I’ve found references in my own articles from as early as 2002 that the Central Bank and ESRI (which was compiling the monthly property price index with PTSB) were concerned about surging prices - even during the mini-recession of 2001-2003 when employment actually fell, public sector hiring was frozen and Charlie McCreevy brought in sharp spending cuts, that eventually lost him his ministerial job here and the transfer to the EU Commission. 

 

A very well know investment manager, Frank O’Brien published a widely publicised book, The Purposeful Investor at the same time, that the ESRI and central bankers could not have missed. In it he identified how booms and bust cycles happen. They need ‘an unusually profitable opportunity, leveraged debt, greed and euphoria [and] “the naked exploitation of the gullible.”

 

Six months later, in March 2003, the Central Bank issued a report that warned that property lending was getting out of hand in an economy where other indicators – including rising unemployment and inflation – suggested a slowing economy. Why was that?  Because ECB eurozone interest rates were still too low – set for Germany’s continuing reunification needs, not ours - and facilitating encouraged too much lending and borrowing (of German savings) in Ireland.

 

By April 2004, the boom was back and the ESRI/PTSB house price index reported that Dublin and regional house prices were up 11.8% and 13.5% respectively. “Mortgage values are growing by one billion euros a month…” and included their warning that “if something doesn’t give, we could end up in the same scenario that happened in the UK in the early 1990’s where a property crash left thousands of people with mortgages that were worth more than their properties.”

My files show that during 2004-05 the ESRI and the Central Bank each published a number of other reports about the extraordinary level of secured and unsecured debt that Irish people were taking on and warned about what would happen if interest rates went up: rising unemployment would negatively impact on the ability of people to pay their huge mortgages.

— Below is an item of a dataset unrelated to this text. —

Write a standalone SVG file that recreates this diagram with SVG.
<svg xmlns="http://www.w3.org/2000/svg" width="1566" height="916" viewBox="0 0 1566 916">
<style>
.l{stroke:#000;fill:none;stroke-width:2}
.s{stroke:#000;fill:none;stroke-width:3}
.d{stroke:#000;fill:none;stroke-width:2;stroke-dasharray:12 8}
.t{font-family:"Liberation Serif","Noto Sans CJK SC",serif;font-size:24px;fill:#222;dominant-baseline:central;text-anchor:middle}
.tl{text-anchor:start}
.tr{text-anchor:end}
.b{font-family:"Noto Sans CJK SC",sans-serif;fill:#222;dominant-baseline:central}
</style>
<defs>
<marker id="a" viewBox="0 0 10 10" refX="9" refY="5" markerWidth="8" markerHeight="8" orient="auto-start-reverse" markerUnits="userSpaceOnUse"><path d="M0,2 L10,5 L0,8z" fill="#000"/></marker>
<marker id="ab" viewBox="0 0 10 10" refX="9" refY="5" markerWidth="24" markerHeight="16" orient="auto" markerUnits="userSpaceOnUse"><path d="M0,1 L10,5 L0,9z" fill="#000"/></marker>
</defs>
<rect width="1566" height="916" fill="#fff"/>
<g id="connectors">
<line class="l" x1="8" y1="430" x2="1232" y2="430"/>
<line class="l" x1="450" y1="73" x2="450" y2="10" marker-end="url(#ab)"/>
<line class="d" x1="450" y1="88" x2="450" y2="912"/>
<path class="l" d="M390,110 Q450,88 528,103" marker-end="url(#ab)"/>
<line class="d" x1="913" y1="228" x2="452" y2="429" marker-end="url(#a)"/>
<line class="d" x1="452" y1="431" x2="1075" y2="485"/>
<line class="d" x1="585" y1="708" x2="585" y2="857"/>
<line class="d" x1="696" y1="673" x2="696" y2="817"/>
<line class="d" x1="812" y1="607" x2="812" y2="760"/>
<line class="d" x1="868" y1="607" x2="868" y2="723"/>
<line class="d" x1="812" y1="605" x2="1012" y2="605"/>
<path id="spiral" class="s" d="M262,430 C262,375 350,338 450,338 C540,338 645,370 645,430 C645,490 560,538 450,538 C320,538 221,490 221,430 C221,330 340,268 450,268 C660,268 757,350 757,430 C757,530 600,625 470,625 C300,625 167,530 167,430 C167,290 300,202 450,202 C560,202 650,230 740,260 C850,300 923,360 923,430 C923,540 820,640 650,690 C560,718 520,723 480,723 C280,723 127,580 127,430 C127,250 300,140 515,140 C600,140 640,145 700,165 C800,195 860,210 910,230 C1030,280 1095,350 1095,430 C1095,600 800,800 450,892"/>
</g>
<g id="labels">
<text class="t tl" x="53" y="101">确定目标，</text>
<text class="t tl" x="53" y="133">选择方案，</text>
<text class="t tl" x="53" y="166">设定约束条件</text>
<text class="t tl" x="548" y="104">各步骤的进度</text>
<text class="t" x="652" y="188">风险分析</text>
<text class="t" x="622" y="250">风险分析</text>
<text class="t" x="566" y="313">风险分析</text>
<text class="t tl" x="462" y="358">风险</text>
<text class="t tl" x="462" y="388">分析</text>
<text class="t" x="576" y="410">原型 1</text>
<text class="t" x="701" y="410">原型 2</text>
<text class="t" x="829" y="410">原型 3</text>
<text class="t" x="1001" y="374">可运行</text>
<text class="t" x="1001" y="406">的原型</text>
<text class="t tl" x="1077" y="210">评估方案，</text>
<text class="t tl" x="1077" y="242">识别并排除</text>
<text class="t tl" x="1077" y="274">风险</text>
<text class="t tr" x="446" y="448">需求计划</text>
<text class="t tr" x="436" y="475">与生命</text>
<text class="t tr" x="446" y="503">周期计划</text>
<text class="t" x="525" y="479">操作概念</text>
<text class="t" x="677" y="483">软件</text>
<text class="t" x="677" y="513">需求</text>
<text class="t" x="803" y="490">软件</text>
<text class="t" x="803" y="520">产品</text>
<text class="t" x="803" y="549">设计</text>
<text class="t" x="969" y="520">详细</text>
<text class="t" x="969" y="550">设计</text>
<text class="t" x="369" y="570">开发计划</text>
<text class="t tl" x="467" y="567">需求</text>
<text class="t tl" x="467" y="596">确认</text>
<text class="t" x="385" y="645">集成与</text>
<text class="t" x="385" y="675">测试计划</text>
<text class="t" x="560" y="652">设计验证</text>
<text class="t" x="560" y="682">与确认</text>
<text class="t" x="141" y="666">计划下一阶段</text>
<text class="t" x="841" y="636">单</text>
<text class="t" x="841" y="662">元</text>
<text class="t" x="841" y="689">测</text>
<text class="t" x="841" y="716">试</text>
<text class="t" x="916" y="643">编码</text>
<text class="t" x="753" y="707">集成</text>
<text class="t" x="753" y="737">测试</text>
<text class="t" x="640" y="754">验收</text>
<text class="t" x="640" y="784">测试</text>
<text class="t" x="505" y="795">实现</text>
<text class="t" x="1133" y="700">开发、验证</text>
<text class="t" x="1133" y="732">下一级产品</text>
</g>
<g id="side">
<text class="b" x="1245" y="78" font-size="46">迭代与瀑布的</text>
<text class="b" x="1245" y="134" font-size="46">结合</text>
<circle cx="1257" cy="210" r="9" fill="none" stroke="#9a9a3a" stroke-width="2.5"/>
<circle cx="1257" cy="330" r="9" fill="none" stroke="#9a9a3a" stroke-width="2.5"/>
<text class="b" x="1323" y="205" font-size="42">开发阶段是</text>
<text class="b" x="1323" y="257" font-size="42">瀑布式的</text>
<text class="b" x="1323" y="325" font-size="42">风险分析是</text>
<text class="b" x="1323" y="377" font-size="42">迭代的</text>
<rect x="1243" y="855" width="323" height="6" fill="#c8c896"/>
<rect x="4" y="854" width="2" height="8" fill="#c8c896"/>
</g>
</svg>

Prices would fall.

 

Where the Regulator completely fell down was from 2006 by not even thinking to join up the dots between excessive credit lending for property which the ESRI was tracking every month with PTSB, and the health of the banks.  Despite the US sub-prime property bubble finally hitting its pin and beginning to deflating from 2005 bringing down big and small US banks and sub-prime lenders with it – official Ireland stuck to the “soft landing” idea, even keeping up the illusion throughout 2007 and 2008.

 

The economic analysts at the ESRI even “predicted” a stronger economy in 2009.

 

I bring this up only because more bubbles have been blown up since Lehman Bros collapsed in October 2008.  Outstanding debt is even greater than it was pre-2008; bond prices and stock market prices have never been higher, the latter pumped up by trillions-worth of money printing (QE) by central banks in the hope it will kick-start floundering. deflating economies. (No amount of kicking looks like it will resurrect the Greek economy.)

 

I haven’t found too many recent new bubble warnings from the ESRI. Yet I’m reading many more warnings outside of Ireland about how stock markets have achieved historic highs in 2014 – it exceeded 20,000 for the first time in August 2014 - how property bubbles are being blown up again and even art is exceeding all past historic prices: someone paid €265 million for a Paul Gauguin painting.

 

In March, the ECB will start €1.1 trillion worth of QE. Will it work? Or will it just blow up all the bubbles even further…until they eventually meet their pin?  What will that mean – when that happens – to our property prices, pension values, share prices?  Are we looking at 2008 all over again, only hugely magnified?

 

Most of us would be grateful just to know where to get a decent return on our devalueing euro denominated savings and safe assets for our pension funds. But if the ESRI is to justify its continued existence it might also try and present an informed and impartial view of the big economic picture – geo-political warts and all. 

What nobody ever wants to hear again is, “We never saw it coming”.